Dear all,
First of all, in the context of modules there should be no confusion about
the terminology "lattice" (as opposed to a lattice poset in combinatorics).
There is little doubt that modules with bilinear pairings are ubiquitous in
mathematics, but precisely that poses problems with differing conventions
for the differing domains of mathematics.
Before someone goes too far in reinventing the wheel, I should point out
that a datastructure for lattices already exists since 2007-2008. Around
this time (at a Sage days), I think I also looked into linking in some
lattice
reduction algorithms (LLL & BKZ), but they never migrated upstream to Sage.

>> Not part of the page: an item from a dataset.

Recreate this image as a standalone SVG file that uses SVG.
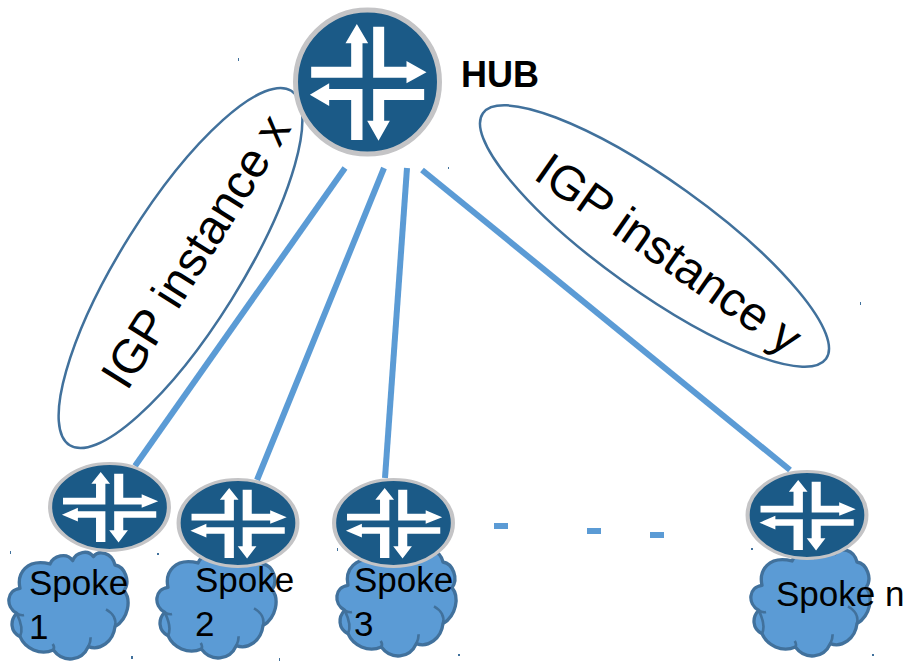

The concept of a quadratic module (or bilinear module), encompasses
definite, indefinite, isotropic and non-isotropic "lattices", whereas the
terminology lattice depends on the interests of the author and is often
restricted to positive definite quadratic modules, possibily with a fixed
embedding in RR^n.
A = MatrixSpace(ZZ,2)([[1,0],[0,-1]])
M = FreeModule(ZZ,2,inner_product_matrix=A)
M.ambient_vector_space()
B = M.basis()
M.gram_matrix()
M0 = M.submodule([ M.0 ])
M1 = M.submodule([ M.1 ])
M0.inner_product_matrix()
M0.gram_matrix()
The definitions of inner product matrix and Gram matrix are that
the inner product matrix A is the Gram matrix of the ambient module
(supposing that a module M is embedded in and "ambient" free
module R^n), and the Gram matrix is the V A V^t with respect to
the basis of M. Assuming R is an integral domain with field of
fractions K, then the ambient vector space is the tensor product
with K (with canonical embedding), which is a quadratic space.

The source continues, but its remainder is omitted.